Trying out some latitude 36 plugs. Got 2 trays got one planted. Pissed both trays we're supposed to be here on Friday but for some reason ups decided to take 1 back to the warehouse to sit over the holiday weekend in a hot *** warehouse. Hopefully it comes back to life.


----------



## Durso81 (Apr 10, 2018)

Plugs in the front are getting closed to being filled in. 




The plugs on the side that have only been in for 2 weeks are starting to get some good runners.


----------



## lucas287 (Jun 3, 2018)

@Durso81 Can you give us an update on how the Lat 36 plugs are doing in the shade? I'm contemplating putting down some TifTuf in the backyard in some shady areas to see how it does.

Also, considering you have both tifway and palmetto, do you ever think it would just be easier to have Palmetto all the way around? I've thought about Palmetto a time or two.
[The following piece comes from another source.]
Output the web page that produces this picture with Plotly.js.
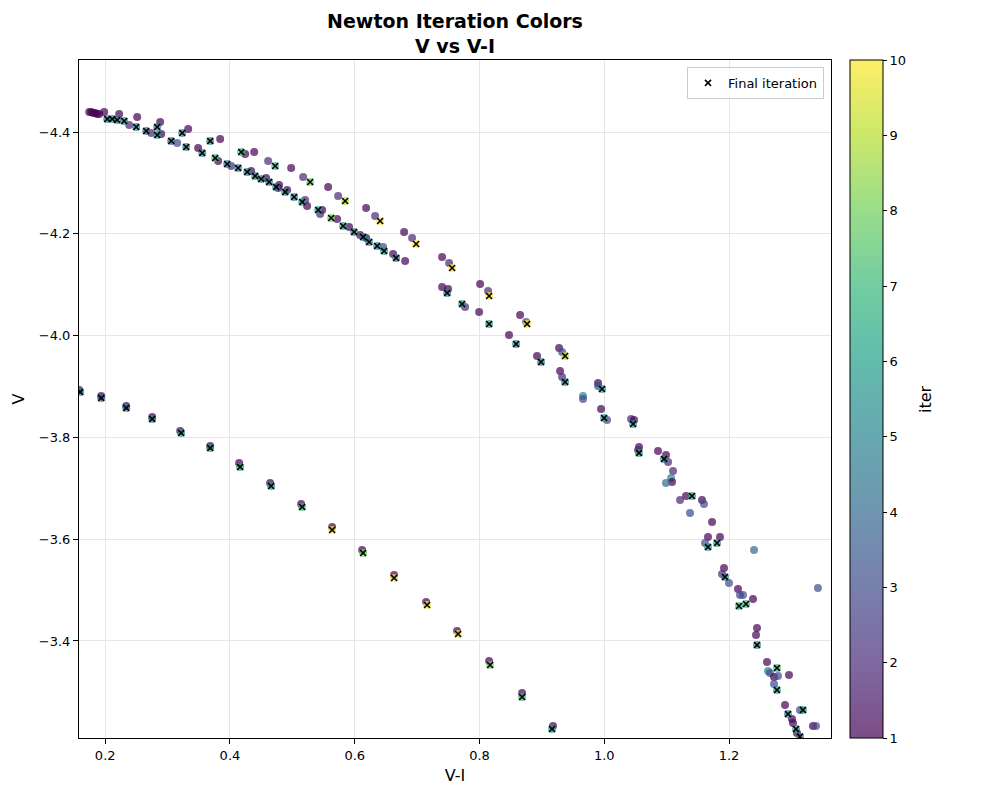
<!DOCTYPE html>
<html>
<head>
<meta charset="utf-8">
<script src="https://cdn.plot.ly/plotly-3.0.1.min.js"></script>
<style>
  html, body { margin: 0; padding: 0; background: #ffffff; }
  #chart { width: 1000px; height: 800px; }
</style>
</head>
<body>
<div id="chart"></div>
<script>
// Intermediate Newton iterations: colour index V-I, magnitude V, iteration number
const iterVI = [
  0.1744, 0.1776, 0.1808, 0.1840, 0.1872, 0.1904,
  0.1984, 0.2224, 0.2513, 0.2385, 0.2737, 0.2881, 0.2897, 0.3154, 0.3330, 0.3490,
  0.3843, 0.3811, 0.4019, 0.4244, 0.4388, 0.4340, 0.4580, 0.4612, 0.4788, 0.4981,
  0.5173, 0.5574, 0.5734, 0.6183, 0.6327, 0.6792, 0.6920, 0.7401, 0.7513,
  0.4772, 0.4917, 0.5205, 0.5237, 0.5478, 0.5446, 0.5718, 0.5910, 0.6087, 0.6183,
  0.6455, 0.6616, 0.6808, 0.7401, 0.7497, 0.7769, 0.8010, 0.8138, 0.7994, 0.8651,
  0.8747, 0.8474, 0.8923, 0.9276, 0.9324, 0.9292, 0.9324, 0.9901, 0.9901, 0.9660,
  0.9660, 0.9949, 1.0045, 1.0430, 1.0478, 1.0558, 1.0542, 1.0862, 1.0990, 1.1023,
  1.1103, 1.1071, 1.1087, 1.0990, 1.1311, 1.1215, 1.1567, 1.1599, 1.1375, 1.1728,
  1.1663, 1.1856, 1.1616, 1.2401, 1.1920, 1.1888, 1.2000, 1.2144, 1.2176, 1.2224,
  1.2385, 1.3426, 1.2449, 1.2433, 1.2609, 1.2625, 1.2657, 1.2721, 1.2785, 1.2962,
  1.2721, 1.2898, 1.3010, 1.3026, 1.3090, 1.3138, 1.3346, 1.3394,
  0.1583, 0.1936, 0.2337, 0.2753, 0.3202, 0.3683, 0.4147, 0.4644, 0.5141, 0.5638,
  0.6119, 0.6631, 0.7144, 0.7641, 0.8154, 0.8683, 0.9179
];
const iterV = [
  -4.4393, -4.4393, -4.4373, -4.4373, -4.4354, -4.4354,
  -4.4393, -4.4354, -4.4295, -4.4138, -4.3980, -4.4196, -4.3961, -4.3784, -4.4059, -4.3686,
  -4.3862, -4.3430, -4.3332, -4.3568, -4.3607, -4.3234, -4.3096, -4.3430, -4.2959, -4.3293,
  -4.3116, -4.2919, -4.2743, -4.2507, -4.2350, -4.2035, -4.1918, -4.1544, -4.1426,
  -4.2900, -4.2861, -4.2664, -4.2546, -4.2468, -4.2389, -4.2291, -4.2134, -4.1976, -4.1917,
  -4.1741, -4.1603, -4.1466, -4.0955, -4.0916, -4.0562, -4.1014, -4.0876, -4.0464, -4.0405,
  -4.0267, -4.0012, -3.9599, -3.9756, -3.9678, -3.9305, -3.9187, -3.9069, -3.9010, -3.8813,
  -3.8755, -3.8558, -3.8342, -3.8362, -3.8342, -3.7812, -3.7753, -3.7733, -3.7654, -3.7517,
  -3.7340, -3.7202, -3.7124, -3.7104, -3.6849, -3.6770, -3.6770, -3.6692, -3.6515, -3.6338,
  -3.6043, -3.6043, -3.5926, -3.5788, -3.5434, -3.5316, -3.5140, -3.5022, -3.4904, -3.4904,
  -3.4825, -3.5041, -3.4256, -3.4118, -3.3588, -3.3411, -3.3371, -3.3293, -3.3313, -3.3332,
  -3.3155, -3.2743, -3.2468, -3.2389, -3.2193, -3.2645, -3.2330, -3.2330,
  -3.8931, -3.8813, -3.8617, -3.8401, -3.8126, -3.7831, -3.7497, -3.7104, -3.6692, -3.6240,
  -3.5788, -3.5297, -3.4766, -3.4197, -3.3608, -3.2979, -3.2330
];
const iterN = [
  1, 1, 1, 1, 1, 1,
  1, 1, 1, 2, 2, 1, 1, 3, 1, 1,
  1, 1, 2, 1, 1, 1, 1, 2, 1, 1,
  2, 1, 2, 1, 2, 1, 2, 1, 2,
  1, 1, 2, 1, 1, 2, 1, 1, 1, 1,
  3, 1, 1, 1, 1, 2, 1, 2, 1, 1,
  3, 1, 1, 1, 3, 1, 2, 1, 3, 5,
  3, 1, 3, 2, 1, 1, 2, 1, 1, 2,
  2, 5, 1, 4, 1, 2, 1, 3, 3, 1,
  1, 1, 3, 4, 1, 2, 3, 1, 3, 3,
  1, 3, 1, 1, 1, 5, 3, 1, 3, 1,
  3, 1, 1, 1, 1, 3, 1, 3,
  1, 1, 1, 1, 1, 1, 1, 1, 1, 1,
  1, 1, 1, 1, 1, 1, 1
];

// Final (converged) iterations
const finalVI = [
  0.2032, 0.2112, 0.2192, 0.2304, 0.2497, 0.2657, 0.2833, 0.2833, 0.3058, 0.3234,
  0.3298, 0.3555, 0.3683, 0.3763, 0.3955, 0.4180, 0.4131, 0.4276, 0.4404, 0.4500,
  0.4628, 0.4724, 0.4740, 0.4885, 0.5029, 0.5157, 0.5285, 0.5414, 0.5622, 0.5814,
  0.5846, 0.5990, 0.6135, 0.6231, 0.6359, 0.6407, 0.6471, 0.6664, 0.6984, 0.7561,
  0.7481, 0.7721, 0.8154, 0.8154, 0.8763, 0.8587, 0.8987, 0.9372, 0.9372, 0.9965,
  0.9997, 1.0462, 1.0558, 1.0958, 1.1407, 1.1663, 1.1808, 1.1936, 1.2160, 1.2272,
  1.2449, 1.2769, 1.2769, 1.2946, 1.3074, 1.3186, 1.3138,
  0.1599, 0.1936, 0.2337, 0.2753, 0.3218, 0.3683, 0.4163, 0.4660, 0.5157, 0.5638,
  0.6135, 0.6631, 0.7160, 0.7657, 0.8170, 0.8683, 0.9163
];
const finalV = [
  -4.4255, -4.4255, -4.4236, -4.4216, -4.4098, -4.4020, -4.4098, -4.3941, -4.3823, -4.3980,
  -4.3705, -4.3587, -4.3823, -4.3489, -4.3371, -4.3607, -4.3293, -4.3214, -4.3136, -4.3077,
  -4.3018, -4.3332, -4.2919, -4.2821, -4.2723, -4.2625, -4.3018, -4.2468, -4.2310, -4.2153,
  -4.2644, -4.2035, -4.1937, -4.1839, -4.1760, -4.2251, -4.1662, -4.1525, -4.1800, -4.1328,
  -4.0837, -4.0621, -4.0778, -4.0228, -4.0228, -3.9835, -3.9481, -3.9599, -3.9089, -3.8951,
  -3.8381, -3.8263, -3.7694, -3.7576, -3.6849, -3.5847, -3.5926, -3.5257, -3.4688, -3.4727,
  -3.3922, -3.3470, -3.3037, -3.2566, -3.2271, -3.2645, -3.2120,
  -3.8892, -3.8774, -3.8578, -3.8362, -3.8087, -3.7792, -3.7419, -3.7045, -3.6633, -3.6181,
  -3.5729, -3.5238, -3.4707, -3.4138, -3.3529, -3.2900, -3.2271
];
const finalN = [
  5, 5, 5, 5, 5, 4, 5, 6, 4, 5,
  5, 5, 5, 7, 5, 7, 5, 5, 5, 5,
  5, 7, 5, 5, 5, 6, 8, 6, 8, 6,
  9, 5, 5, 5, 5, 10, 6, 5, 10, 10,
  5, 6, 10, 6, 10, 5, 5, 9, 5, 6,
  6, 6, 6, 5, 6, 6, 6, 5, 7, 7,
  5, 7, 6, 5, 6, 6, 5,
  5, 4, 5, 5, 6, 6, 6, 6, 7, 10,
  8, 10, 10, 10, 8, 7, 6
];

const iterTicks = [1, 2, 3, 4, 5, 6, 7, 8, 9, 10];
const xTicks = [0.2, 0.4, 0.6, 0.8, 1.0, 1.2];
const yTicks = [-4.4, -4.2, -4.0, -3.8, -3.6, -3.4];

// viridis with 0.7 alpha, shared by markers and colour bar
const viridis = [
  [0.000, 'rgba(68,1,84,0.7)'],
  [0.111, 'rgba(72,40,120,0.7)'],
  [0.222, 'rgba(62,73,137,0.7)'],
  [0.333, 'rgba(49,104,142,0.7)'],
  [0.444, 'rgba(38,130,142,0.7)'],
  [0.556, 'rgba(31,158,137,0.7)'],
  [0.667, 'rgba(53,183,121,0.7)'],
  [0.778, 'rgba(110,206,88,0.7)'],
  [0.889, 'rgba(181,222,43,0.7)'],
  [1.000, 'rgba(253,231,37,0.7)']
];

const FONT = 'DejaVu Sans, sans-serif';

const allVI = iterVI.concat(finalVI);
const allV = iterV.concat(finalV);
const allN = iterN.concat(finalN);

const points = {
  type: 'scatter',
  mode: 'markers',
  x: allVI,
  y: allV,
  showlegend: false,
  hoverinfo: 'x+y',
  marker: {
    size: 8,
    color: allN,
    cmin: 1,
    cmax: 10,
    colorscale: viridis,
    line: { width: 0 },
    colorbar: {
      thickness: 33,
      len: 1,
      lenmode: 'fraction',
      x: 1.0253,
      xanchor: 'left',
      xpad: 0,
      y: 1,
      yanchor: 'top',
      ypad: 0,
      outlinecolor: '#000000',
      outlinewidth: 1,
      tickmode: 'array',
      tickvals: iterTicks,
      ticks: 'outside',
      ticklen: 4,
      tickcolor: '#000000',
      tickfont: { family: FONT, size: 13, color: '#000000' }
    }
  }
};

const finals = {
  type: 'scatter',
  mode: 'markers',
  name: 'Final iteration',
  x: finalVI,
  y: finalV,
  marker: {
    symbol: 'x-thin',
    size: 6,
    color: '#000000',
    line: { color: '#000000', width: 1.6 }
  }
};

const axisCommon = {
  showline: true,
  linecolor: '#000000',
  linewidth: 1,
  mirror: true,
  ticks: 'outside',
  ticklen: 5,
  tickcolor: '#000000',
  showgrid: true,
  gridcolor: '#e6e6e6',
  gridwidth: 1,
  zeroline: false,
  tickfont: { family: FONT, size: 13, color: '#000000' }
};

const layout = {
  width: 1000,
  height: 800,
  paper_bgcolor: '#ffffff',
  plot_bgcolor: '#ffffff',
  margin: { l: 79, r: 169, t: 60, b: 62 },
  font: { family: FONT, color: '#000000' },
  title: {
    text: '<b>Newton Iteration Colors<br>V vs V-I</b>',
    font: { family: FONT, size: 19, color: '#000000' },
    xref: 'paper',
    x: 0.5,
    xanchor: 'center',
    yref: 'container',
    y: 0.965,
    yanchor: 'top'
  },
  xaxis: Object.assign({}, axisCommon, {
    range: [0.158, 1.3635],
    tickmode: 'array',
    tickvals: xTicks,
    tickformat: '.1f',
    title: { text: 'V-I', font: { family: FONT, size: 16, color: '#000000' }, standoff: 8 }
  }),
  yaxis: Object.assign({}, axisCommon, {
    range: [-3.2094, -4.5415],
    tickmode: 'array',
    tickvals: yTicks,
    tickformat: '.1f',
    title: { text: 'V', font: { family: FONT, size: 16, color: '#000000' }, standoff: 10 }
  }),
  legend: {
    x: 0.9907,
    xanchor: 'right',
    y: 0.9897,
    yanchor: 'top',
    bgcolor: 'rgba(255,255,255,0.8)',
    bordercolor: '#cccccc',
    borderwidth: 1,
    font: { family: FONT, size: 13, color: '#000000' }
  },
  annotations: [{
    text: 'iter',
    xref: 'paper',
    yref: 'paper',
    x: 1.125,
    y: 0.5,
    xanchor: 'center',
    yanchor: 'middle',
    textangle: -90,
    showarrow: false,
    font: { family: FONT, size: 16, color: '#000000' }
  }]
};

Plotly.newPlot('chart', [points, finals], layout, { displayModeBar: false, staticPlot: true });
</script>
</body>
</html>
I have about 5 or 6 live oaks that cast shade in various parts of my backyard and the Tifway has never done great.

Only way i would go Palmetto route is if i could cut it sub 2" with my reel though.


----------



## Durso81 (Apr 10, 2018)

@lucas287 So I planted all of them and they all were able to be revived and sod solutions even sent me another tray no charge. There taking a bit to tack down have had top growth but not really any lateral growth. When I tried to mow after 2 weeks they still were not rooted in. Which seems slow to me. The palmetto tacked in pretty fast but they were also 3" plugs vs 1" lat 36 plugs.









The only 2 reason I have not done the palmetto everywhere is the rest of my yard gets to much sun and I wouldn't be able to get rid of the Bermuda it would come back. And 2nd not sure how well it would hold up in the back yard with 3 kids and 2 large dogs, the Bermuda takes a beating. But I love the palmetto. Love the color to me it grows extremely fast. The front where I killed of Bermuda that had come back pretty bad has pretty much filled in. And the side where it is dense shade is actually got some pretty good lateral growth. I pretty impressed by the side yard as that probably only gets 2 hrs of sunlight.

Front yard under large tree.





Side yard.


----------



## lucas287 (Jun 3, 2018)

I hear you on your objections to going full st aug. Although, i've seen st aug thrive just fine in full sun. And it fares well with dogs too! So long as the dogs aren't full time outside dogs and allowed to wear paths.

Keep us posted on how the lat 36 does. The slow lateral growth is one of the reasons i'm hesitant to plugging. Seems like sprigging/stolonizing, or sodding would be the way to go.


----------